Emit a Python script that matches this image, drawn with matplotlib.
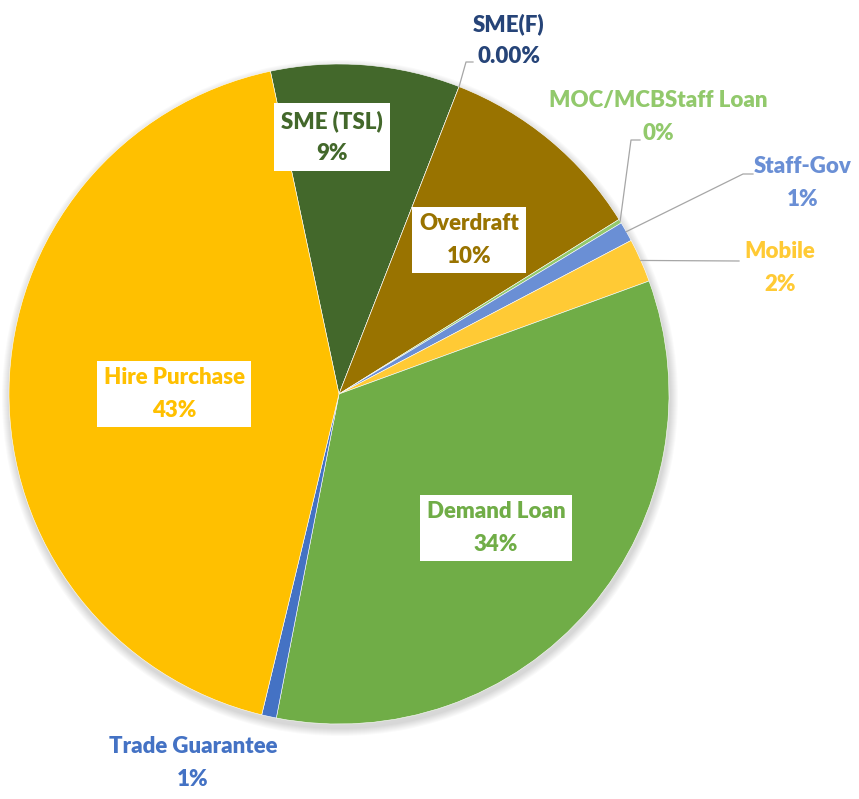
import numpy as np
import matplotlib.pyplot as plt
from matplotlib.patches import Circle

W, H = 859, 799

categories = ["SME (TSL)", "SME(F)", "Overdraft", "MOC/MCBStaff Loan", "Staff-Gov",
              "Mobile", "Demand Loan", "Trade Guarantee", "Hire Purchase"]
shares = [9.26, 0.0, 10.2, 0.2, 0.97, 2.14, 33.6, 0.72, 42.9]
decimals = [0, 2, 0, 0, 0, 0, 0, 0, 0]
colors = ["#43682B", "#264478", "#997300", "#92C96C", "#6A8FD5",
          "#FFCA35", "#70AD47", "#4472C4", "#FFC000"]

# pie geometry in pixel space (y measured from the top)
cx, cy, R = 339, 394, 330

# label placement, pixel space: text centre and leader elbow points
inside = {
    "SME (TSL)": (332, 137),
    "Overdraft": (469, 240),
    "Demand Loan": (496, 528),
    "Hire Purchase": (174, 394),
}
outside = {
    "SME(F)": ((509, 40), [(466, 62), (473, 62)]),
    "MOC/MCBStaff Loan": ((658, 117), [(631, 140), (640, 140)]),
    "Staff-Gov": ((803, 183), [(743, 174), (753, 174)]),
    "Mobile": ((780, 268), [(739, 261)]),
    "Trade Guarantee": ((193, 763), []),
}


def px(x, y):
    return x, H - y


plt.rcParams["font.family"] = ["Lato", "DejaVu Sans"]
fig = plt.figure(figsize=(W / 100, H / 100), dpi=100)
ax = fig.add_axes([0, 0, 1, 1])

# soft shadow under the pie
for k in range(8):
    ax.add_patch(Circle(px(cx + 1, cy + 4), R + 8 - k, color="black",
                        alpha=0.018, lw=0, zorder=0))

wedges, _ = ax.pie(shares, colors=colors, startangle=102.0, counterclock=False,
                   radius=R, center=px(cx, cy), frame=True,
                   wedgeprops=dict(linewidth=0.4, edgecolor="white"))
ax.set_xlim(0, W)
ax.set_ylim(0, H)
ax.set_aspect("equal")
ax.axis("off")

total = sum(shares)
for name, val, dec, col, w in zip(categories, shares, decimals, colors, wedges):
    pct = 100 * val / total
    text = f"{name}\n{pct:.{dec}f}%"
    if name in inside:
        ax.text(*px(*inside[name]), text, ha="center", va="center",
                ma="center", fontsize=16, fontweight="heavy", color=col,
                linespacing=1.65, zorder=5,
                bbox=dict(boxstyle="square,pad=0.3", fc="white", ec="none"))
    else:
        pos, elbow = outside[name]
        ax.text(*px(*pos), text, ha="center", va="center", ma="center",
                fontsize=16, fontweight="heavy", color=col,
                linespacing=1.65, zorder=5)
        if elbow:
            a = np.deg2rad((w.theta1 + w.theta2) / 2)
            sx, sy = px(cx, cy)
            pts = [(sx + R * np.cos(a), sy + R * np.sin(a))] + [px(*p) for p in elbow]
            xs, ys = zip(*pts)
            ax.plot(xs, ys, color="#A6A6A6", lw=0.9, zorder=4)

fig.savefig("out.png", dpi=100)
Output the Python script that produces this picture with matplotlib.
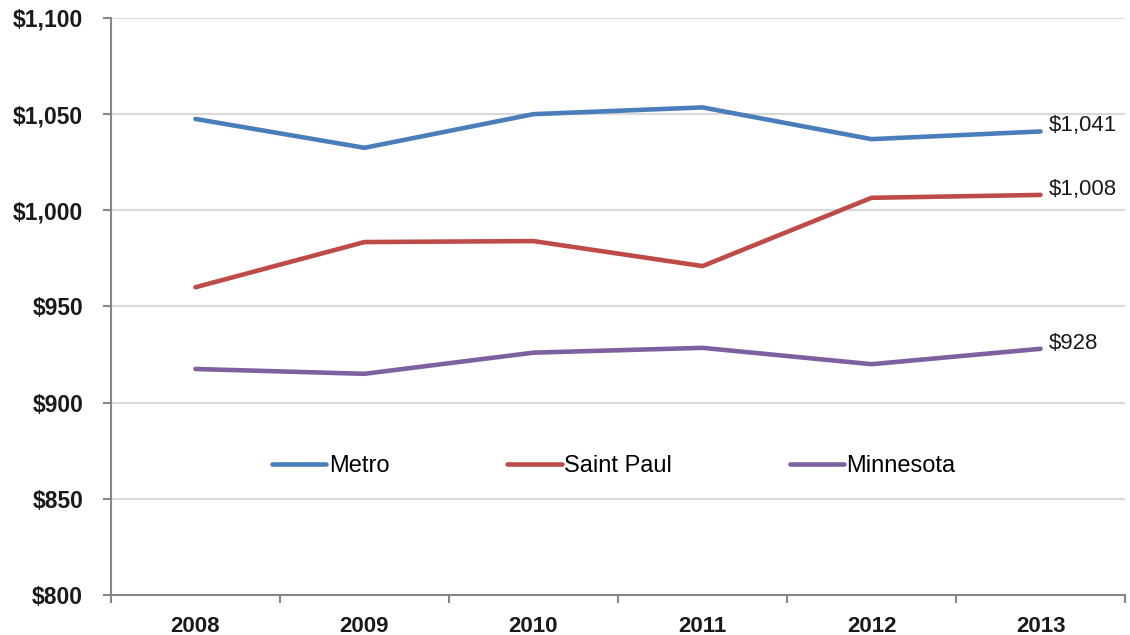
import numpy as np
import matplotlib.pyplot as plt
from matplotlib.ticker import FixedLocator, FuncFormatter

# Dane
years = ['2008', '2009', '2010', '2011', '2012', '2013']
metro = [1047.5, 1032.5, 1050, 1053.5, 1037, 1041]
saint_paul = [960, 983.5, 984, 971, 1006.5, 1008]
minnesota = [917.5, 915, 926, 928.5, 920, 928]
end_labels = ['$1,041', '$1,008', '$928']

colors = ['#4A7EBB', '#BE4B48', '#7D60A0']
names = ['Metro', 'Saint Paul', 'Minnesota']

plt.rcParams['font.family'] = ['Liberation Sans', 'DejaVu Sans']

fig = plt.figure(figsize=(11.3, 6.35), dpi=100)
ax = fig.add_axes([0.0982, 0.063, 0.8974, 0.9087])

x = np.arange(len(years))
for serie, kolor, nazwa, etykieta in zip([metro, saint_paul, minnesota], colors, names, end_labels):
    ax.plot(x, serie, color=kolor, linewidth=3.3, label=nazwa, solid_capstyle='round')
    ax.annotate(etykieta, (x[-1], serie[-1]), xytext=(6, 4), textcoords='offset points',
                fontsize=16, va='center', ha='left', color='#1a1a1a')

ax.set_xlim(-0.5, len(years) - 0.5)
ax.set_ylim(800, 1100)
ax.set_yticks(np.arange(800, 1101, 50))
ax.yaxis.set_major_formatter(FuncFormatter(lambda v, p: f'${v:,.0f}'))
ax.set_xticks(x)
ax.set_xticklabels(years)
ax.xaxis.set_minor_locator(FixedLocator(np.arange(-0.5, len(years), 1.0)))
ax.tick_params(axis='x', which='major', length=0, pad=15, labelsize=16)
ax.tick_params(axis='x', which='minor', length=6, width=1.5, color='#868686')
ax.tick_params(axis='y', length=6, width=1.5, color='#868686', labelsize=16.5, pad=14)
for lab in ax.get_xticklabels() + ax.get_yticklabels():
    lab.set_fontweight('bold')
    lab.set_color('#1a1a1a')

ax.grid(axis='y', color='#D9D9D9', linewidth=1.5)
ax.set_axisbelow(True)
for s in ['top', 'right']:
    ax.spines[s].set_visible(False)
for s in ['left', 'bottom']:
    ax.spines[s].set_color('#868686')
    ax.spines[s].set_linewidth(1.5)

ax.legend(loc='center', bbox_to_anchor=(0.496, 0.2236), ncol=3, frameon=False,
          fontsize=17, handlelength=2.3, handletextpad=0.1, columnspacing=5.0)

fig.savefig('out.png', dpi=100)
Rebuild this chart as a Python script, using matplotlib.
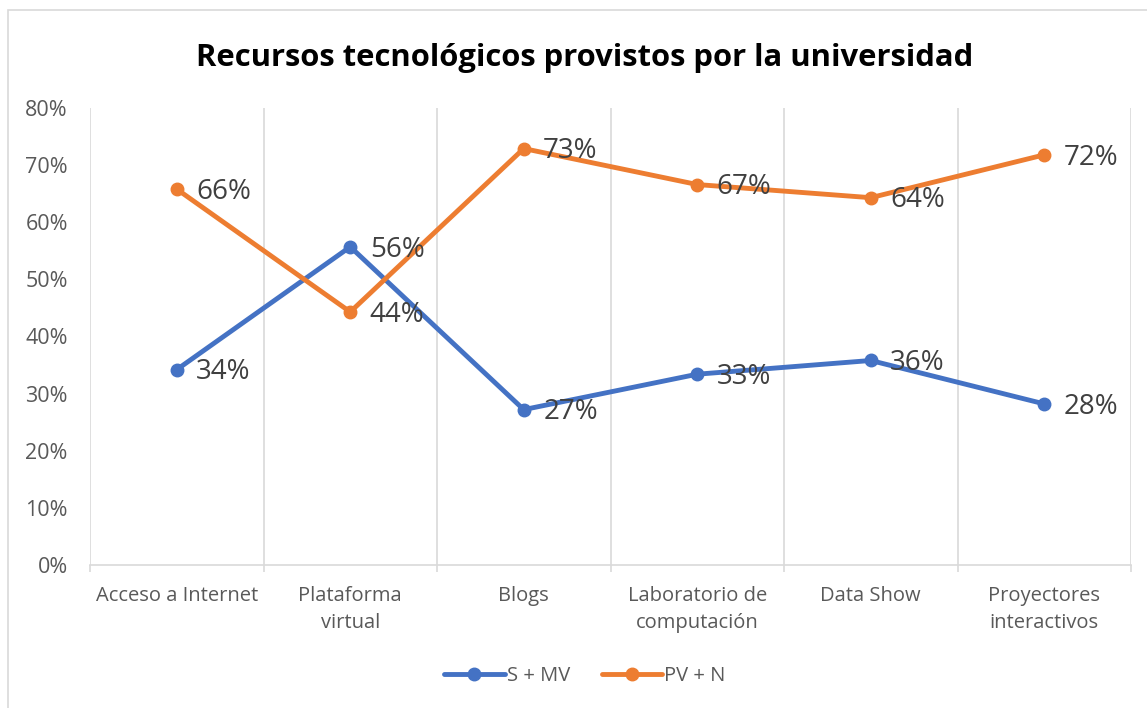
import numpy as np
import matplotlib
matplotlib.use('Agg')
from matplotlib import pyplot as plt
from matplotlib.patches import Rectangle
from matplotlib.ticker import FixedLocator, PercentFormatter

plt.rcParams['font.family'] = ['Open Sans', 'DejaVu Sans']

categories = ['Acceso a Internet', 'Plataforma\nvirtual', 'Blogs',
              'Laboratorio de\ncomputación', 'Data Show', 'Proyectores\ninteractivos']
s_mv = [34.2, 55.7, 27.2, 33.4, 35.8, 28.2]
pv_n = [65.8, 44.3, 72.9, 66.6, 64.3, 71.8]
series_names = ['S + MV', 'PV + N']
colors = ['#4472C4', '#ED7D31']

TEXT_GRAY = '#595959'
LABEL_GRAY = '#404040'
GRID = '#D9D9D9'

fig = plt.figure(figsize=(11.47, 7.08), dpi=100)
ax = fig.add_axes([90/1147, (708-565)/708, (1131-90)/1147, (565-108)/708])

# chart border
fig.patches.append(Rectangle((8/1147, -0.1), 1.2, (708-10)/708 + 0.1,
                             transform=fig.transFigure, fill=False,
                             edgecolor=GRID, linewidth=1.2))

x = np.arange(len(categories))
for vals, name, c in zip([s_mv, pv_n], series_names, colors):
    ax.plot(x, vals, color=c, linewidth=3.5, marker='o', markersize=9,
            solid_capstyle='round', label=name, zorder=3)
    for xi, v in zip(x, vals):
        ax.annotate('{:.0f}%'.format(v), (xi, v), xytext=(14, -2),
                    textcoords='offset points', ha='left', va='center',
                    fontsize=20, color=LABEL_GRAY, zorder=4)

ax.set_xlim(-0.5, len(categories) - 0.5)
ax.set_ylim(0, 80)
ax.yaxis.set_major_locator(FixedLocator(np.arange(0, 81, 10)))
ax.yaxis.set_major_formatter(PercentFormatter(decimals=0))

ax.set_xticks(x)
ax.set_xticklabels(categories, fontsize=14.5, color=TEXT_GRAY, linespacing=1.45)
ax.set_xticks(np.arange(-0.5, len(categories)), minor=True)
ax.tick_params(axis='x', which='major', length=0, pad=15)
ax.tick_params(axis='x', which='minor', length=5, color=GRID, width=1.2)
ax.tick_params(axis='y', length=0, labelsize=15.5, labelcolor=TEXT_GRAY, pad=16)

ax.grid(axis='x', which='minor', color=GRID, linewidth=1.2)
for side in ['top', 'right', 'left']:
    ax.spines[side].set_visible(False)
ax.spines['bottom'].set_color(GRID)
ax.spines['bottom'].set_linewidth(1.2)

fig.text(0.51, 0.918, 'Recursos tecnológicos provistos por la universidad',
         ha='center', va='center', fontsize=22.3, fontweight='bold', color='black')

leg = fig.legend(loc='center', bbox_to_anchor=(0.51, 0.045), ncol=2, frameon=False,
                 fontsize=14.5, handlelength=3.0, handletextpad=0.1, columnspacing=1.6,
                 labelcolor=TEXT_GRAY)

fig.savefig('out.png', dpi=100)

· · · ·

* _Requirements_: Repeat, word for word, the lines of the material above from the one holding "Rebuild this chart" through the one holding "GRID = '#D9D9D9'". Leave out pictures.

* _Correct output_:
Rebuild this chart as a Python script, using matplotlib.
import numpy as np
import matplotlib
matplotlib.use('Agg')
from matplotlib import pyplot as plt
from matplotlib.patches import Rectangle
from matplotlib.ticker import FixedLocator, PercentFormatter

plt.rcParams['font.family'] = ['Open Sans', 'DejaVu Sans']

categories = ['Acceso a Internet', 'Plataforma\nvirtual', 'Blogs',
              'Laboratorio de\ncomputación', 'Data Show', 'Proyectores\ninteractivos']
s_mv = [34.2, 55.7, 27.2, 33.4, 35.8, 28.2]
pv_n = [65.8, 44.3, 72.9, 66.6, 64.3, 71.8]
series_names = ['S + MV', 'PV + N']
colors = ['#4472C4', '#ED7D31']

TEXT_GRAY = '#595959'
LABEL_GRAY = '#404040'
GRID = '#D9D9D9'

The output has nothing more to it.